Arthur Hughes - The Font, Then by a Sunbeam I will climb to thee



signed and dated twice l.l.: ARTHUR HUGHES/ 1863 / ARTHUR HUGHES - 1863
oil on canvas, arched top
107 by 92cm., 42 by 36¼in.

Lot Sold. Hammer Price with Buyer's Premium: 37,250 GBP

Royal Academy, 1864

The setting is that of a Medieval English church, through the doorway of which can be glimpsed a yew tree bathed in sunshine. On the threshold of the open church door sits a robin listening to the singing of a hymn by the pious congregation. They read from their song-books and do not notice the bird or the three small village girls bedecked in bonnets decorated with wild daisies, who are playing beside the carved stone font. They are making the rainbow light flooding through the stained glass windows dance along their white arms and the floor of the church and only
one person notices them, an aged fellow who reflects on his lost youth as he looks down on the children playing.

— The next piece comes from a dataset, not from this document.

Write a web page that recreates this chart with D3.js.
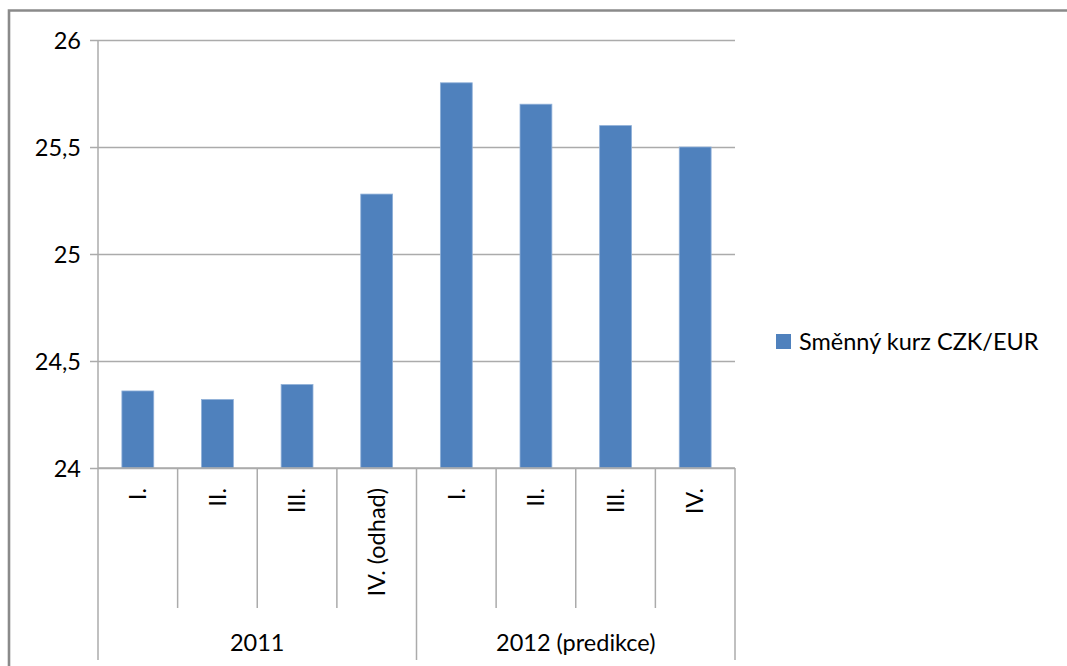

Hughes's best known paintings of the 1850s, April Love (Tate) and The Long Engagement (Birmingham Museum and Art Gallery) were accompanied by lines of poetry when they were first exhibited, quotations being made from Tennyson's The Miller's Daughter and Chaucer's Triolus and Cresyde respectively. In both paintings the poetry
serves to support the painting's moods rather than to serve as narrative text. The same is true of the present painting, which takes its text from George Herbert's poem Mattens, the final verse of which is as follows;

'Teach me they love to know;
That this new light, which now I see,
May both the work and workman show;
Then by a sunne-beam I shall climb to thee.'

The Font was exhibited at the Royal Academy in 1864. The commentator for Art Journal regarded the three works that Hughes exhibited that year as proof that he would continue to paint in a distinctive and characteristic way despite the apparent demise of the Pre-Raphaelite movement, with which Hughes had previously been closely
associated. The critic found Hughes's works exhibited there; 'each and all poetic and refined in conception, and singularly sensitive to delicate and harmonious modulations of colour.' (Art Journal, 1864, p.161)

The Font was seen by Lewis Carroll on the 2 April 1864; he noted in his diary; 'Called on Mr Arthur Hughes and saw two pictures nearly ready for the Royal Academy... a scene in church a hymn being sung.' (Roger Lancelyn Green (ed.), The Diaries of Lewis Carroll, 1953, p.212). At this time Hughes titled the picture Light from on High.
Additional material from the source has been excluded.